After an 11% stock price gain to $7.45, we have to at least address the valuations. Wendy’s at the top of the company’s range now trades at more than 30 times this year’s expected earnings. We admit that the 2015 year of a normalized earnings is how investors will evaluate this one. The enthusiasm is that Wendy’s plans to shift its restaurant portfolio with a concentration based on geographic groupings and will take its ownership from about 22% down to about 15% of its entire system after selling around 425 units to franchise operators by the middle of 2014.

So, this puts Wendy’s as a 2015 valuation story. Wendy’s hit a high of $7.60 today, and that gives it a new 52-week range of $4.09 to $7.60. Here is what we ranked the valuation of McDonald’s and peers yesterday:

  • McDonald’s was at 17 times expected earnings, but its near 3% dividend yield tops the group. Our take is that Mickey-D’s needs to see its share price fall back into the low $90s, or even the high $80s, before we would get excited again..

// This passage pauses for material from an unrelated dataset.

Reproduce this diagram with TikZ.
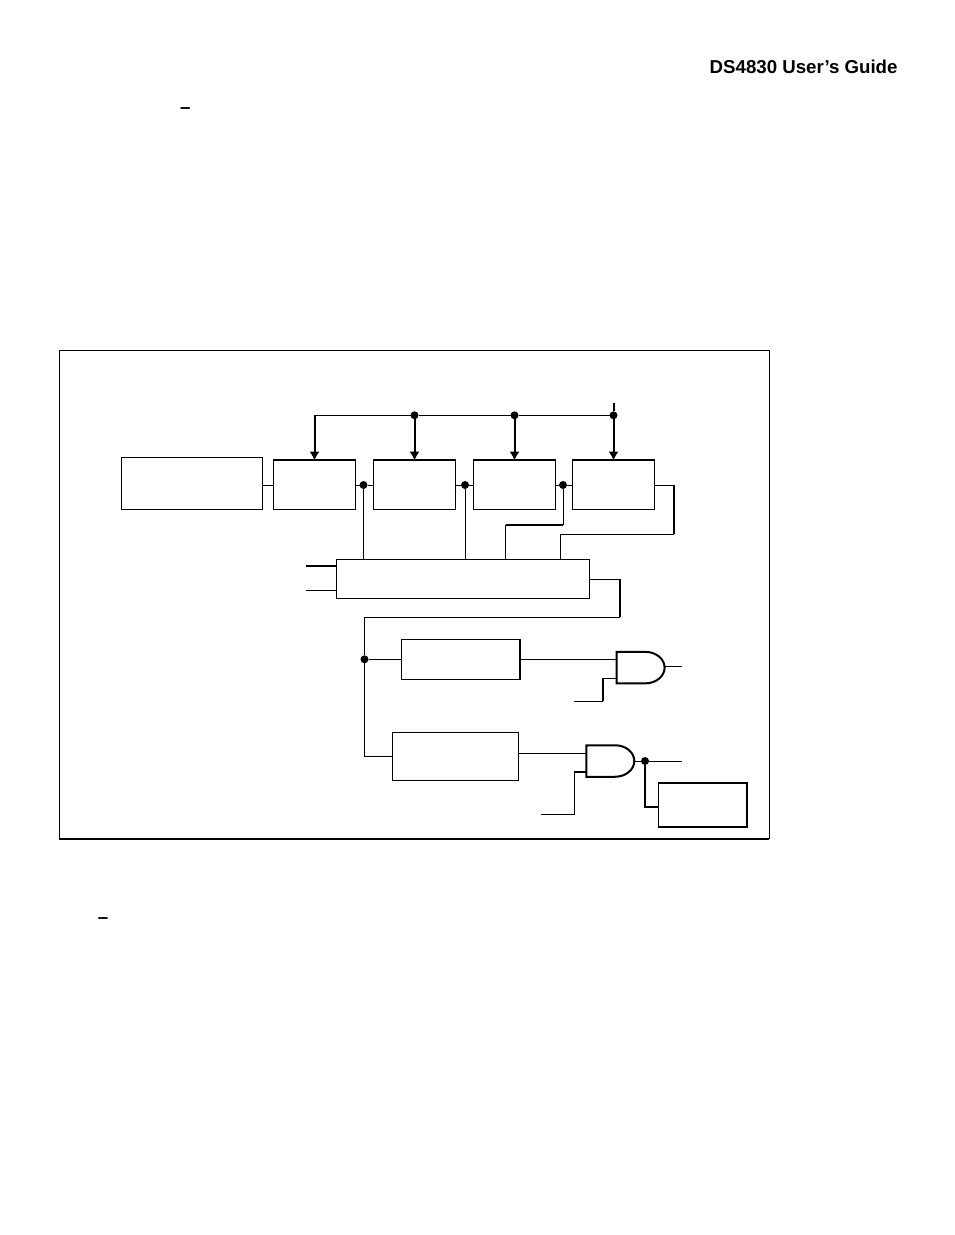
\documentclass[tikz,border=0pt]{standalone}
\usepackage{fontspec}
\setmainfont{Liberation Sans}
\usepackage{tikz}
\usetikzlibrary{arrows.meta,shapes.gates.logic.US}

\begin{document}
\begin{tikzpicture}[
		x=0.75pt,y=-0.75pt,
		line width=0.75pt,
		heavy/.style={line width=1.5pt},
		p1/.style={circle,fill,inner sep=0pt,outer sep=0pt,minimum size=6pt},
		regbox/.style={draw,inner sep=0pt,outer sep=0pt,minimum width=61.8pt,minimum height=37pt},
		andg/.style={and gate US,draw,heavy,logic gate inputs=nn,inner sep=0pt,outer sep=0pt,minimum width=36pt,minimum height=24pt,transform shape,yscale=0.82},
		title/.style={font=\fontsize{14}{16}\selectfont\bfseries,inner sep=0pt},
		>={Latex[length=6.5pt,width=7.5pt]}]
	\useasboundingbox (0,0) rectangle (954,1235);
	%% define page text
	\node (head) at (898,73) [title,anchor=base east] {DS4830 User’s Guide};
	\node (dasha) at (185.2,113.9) [title,anchor=base] {–};
	\node (dashb) at (103,923.2) [title,anchor=base] {–};
	%% define frame
	\node (frame) at (414.2,594.5) [draw,inner sep=0pt,outer sep=0pt,minimum width=532.5pt,minimum height=366.4pt] {};
	\draw[heavy] (frame.south west) -- (frame.south east);
	%% define boxes
	\node (src) at (191.7,483.2) [draw,inner sep=0pt,outer sep=0pt,minimum width=105.8pt,minimum height=39pt] {};
	\node (reg1) at (314.5,485) [regbox] {};
	\node (reg2) at (414.5,485) [regbox] {};
	\node (reg3) at (514.5,485) [regbox] {};
	\node (reg4) at (613.5,485) [regbox] {};
	\node (ctrl) at (463,578.8) [draw,inner sep=0pt,outer sep=0pt,minimum width=190pt,minimum height=29.3pt] {};
	\node (dlya) at (460.8,659.3) [draw,inner sep=0pt,outer sep=0pt,minimum width=89.2pt,minimum height=30pt] {};
	\node (dlyb) at (455.3,756.3) [draw,inner sep=0pt,outer sep=0pt,minimum width=94.5pt,minimum height=36pt] {};
	\node (outb) at (702.7,805) [draw,line width=1.1pt,inner sep=0pt,outer sep=0pt,minimum width=66.5pt,minimum height=33.2pt] {};
	\draw[heavy] (reg1.north west) -- (reg1.north east);
	\draw[heavy] (reg2.north west) -- (reg2.north east);
	\draw[heavy] (reg3.north west) -- (reg3.north east);
	\draw[heavy] (reg4.north west) -- (reg4.north east);
	\draw[heavy] (dlya.north east) -- (dlya.south east);
	%% define gates
	\node (gatea) at (639,667.6) [andg] {};
	\node (gateb) at (608.7,761) [andg] {};
	%% define points
	\node (bus2) at (414.5,415.3) [p1] {};
	\node (bus3) at (514.5,415.3) [p1] {};
	\node (bus4) at (613.5,415.3) [p1] {};
	\node (dot1) at (363.5,485) [p1] {};
	\node (dot2) at (465,485) [p1] {};
	\node (dot3) at (563,485) [p1] {};
	\node (dot4) at (364.5,659.3) [p1] {};
	\node (dot5) at (645,761) [p1] {};
	\coordinate (bus1) at (314.5,415.3);
	\coordinate (bustop) at (613.5,402.7);
	\coordinate (jog3a) at (563,525);
	\coordinate (jog3b) at (505.7,525);
	\coordinate (jog4a) at (674,485);
	\coordinate (jog4b) at (674,534.3);
	\coordinate (jog4c) at (560.3,534.3);
	\coordinate (ctrlr) at (620,579.3);
	\coordinate (ctrld) at (620,617.3);
	\coordinate (ctrll) at (364.5,617.3);
	\coordinate (ina) at (306,565.7);
	\coordinate (inb) at (306,590.3);
	\coordinate (busl) at (364.5,756);
	\coordinate (ena) at (603,678.3);
	\coordinate (enb) at (603,701);
	\coordinate (enc) at (574.3,701);
	\coordinate (fna) at (574,772);
	\coordinate (fnb) at (574,814.3);
	\coordinate (fnc) at (541,814.3);
	\coordinate (outa) at (681.7,666);
	\coordinate (outc) at (681.7,761);
	\coordinate (outd) at (645,806.7);
	%% define arrows
	\draw (bus1) -- (bus2) -- (bus3) -- (bus4);
	\draw[heavy] (bustop) -- (bus4);
	\draw[->,heavy] (bus1) -- (reg1.north);
	\draw[->,heavy] (bus2) -- (reg2.north);
	\draw[->,heavy] (bus3) -- (reg3.north);
	\draw[->,heavy] (bus4) -- (reg4.north);
	%% define wires
	\draw (reg1.west) -- (reg1.west -| src.east);
	\draw (reg1.east) -- (dot1) -- (reg2.west);
	\draw (reg2.east) -- (dot2) -- (reg3.west);
	\draw (reg3.east) -- (dot3) -- (reg4.west);
	\draw (dot1) -- (dot1 |- ctrl.north);
	\draw (dot2) -- (dot2 |- ctrl.north);
	\draw (dot3) -- (jog3a);
	\draw[heavy] (jog3a) -- (jog3b);
	\draw (jog3b) -- (jog3b |- ctrl.north);
	\draw (reg4.east) -- (jog4a);
	\draw[heavy] (jog4a) -- (jog4b);
	\draw (jog4b) -- (jog4c) -- (jog4c |- ctrl.north);
	\draw[heavy] (ina) -- (ina -| ctrl.west);
	\draw (inb) -- (inb -| ctrl.west);
	\draw (ctrlr -| ctrl.east) -- (ctrlr);
	\draw[heavy] (ctrlr) -- (ctrld);
	\draw (ctrld) -- (ctrll) -- (dot4) -- (busl) -- (busl -| dlyb.west);
	\draw (dot4) -- (dlya.west);
	\draw (dlya.east) -- (dlya.east -| gatea.west);
	\draw (ena -| gatea.west) -- (ena);
	\draw[heavy] (ena) -- (enb);
	\draw (enb) -- (enc);
	\draw (outa -| gatea.east) -- (outa);
	\draw (dlyb.east |- 0,753.3) -- (gateb.west |- 0,753.3);
	\draw[heavy] (fna -| gateb.west) -- (fna);
	\draw (fna) -- (fnb) -- (fnc);
	\draw (gateb.east) -- (dot5) -- (outc);
	\draw[heavy] (dot5) -- (outd) -- (outd -| outb.west);
\end{tikzpicture}
\end{document}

  • Burger King Worldwide Inc. (NYSE: BKW) was trading above what analysts thought it was worth on average. Its private equity sponsors still have a lot of influence here and could keep pressure on the stock. Burger King was trading at 24 times expected 2013 earnings with a paltry 1.3% dividend yield.
  • Jack in the Box Inc. (NASDAQ: JACK) had only 5% implied analyst price target upside, with no dividend and with a balance sheet that remains stretched. It was at 24 times 2013 earnings estimates. Maybe hopes of an unlocking of the Qdoba chain value is the remaining driver.
  • Yum! Brands Inc. (NYSE: YUM) had an issue with us that the stock price just never seemed to get beaten down enough for us to have any interest, based on its damaged brand in China, even if that is on the mend. The 1.9% dividend yield is so-so for food chains, but 23 times expected earnings just feels too steep for any value investor or bargain hunter to chase.
  • Chipotle Mexican Grill Inc. (NYSE: CMG) remains a “growth versus value” investor wild card, and it even used to be a part of the McDonald’s empire. This one pays no dividend as it is still financing growth in new chains as it rapidly tries to catch its earnings and sales growth up to a valuation of 38 times expected earnings.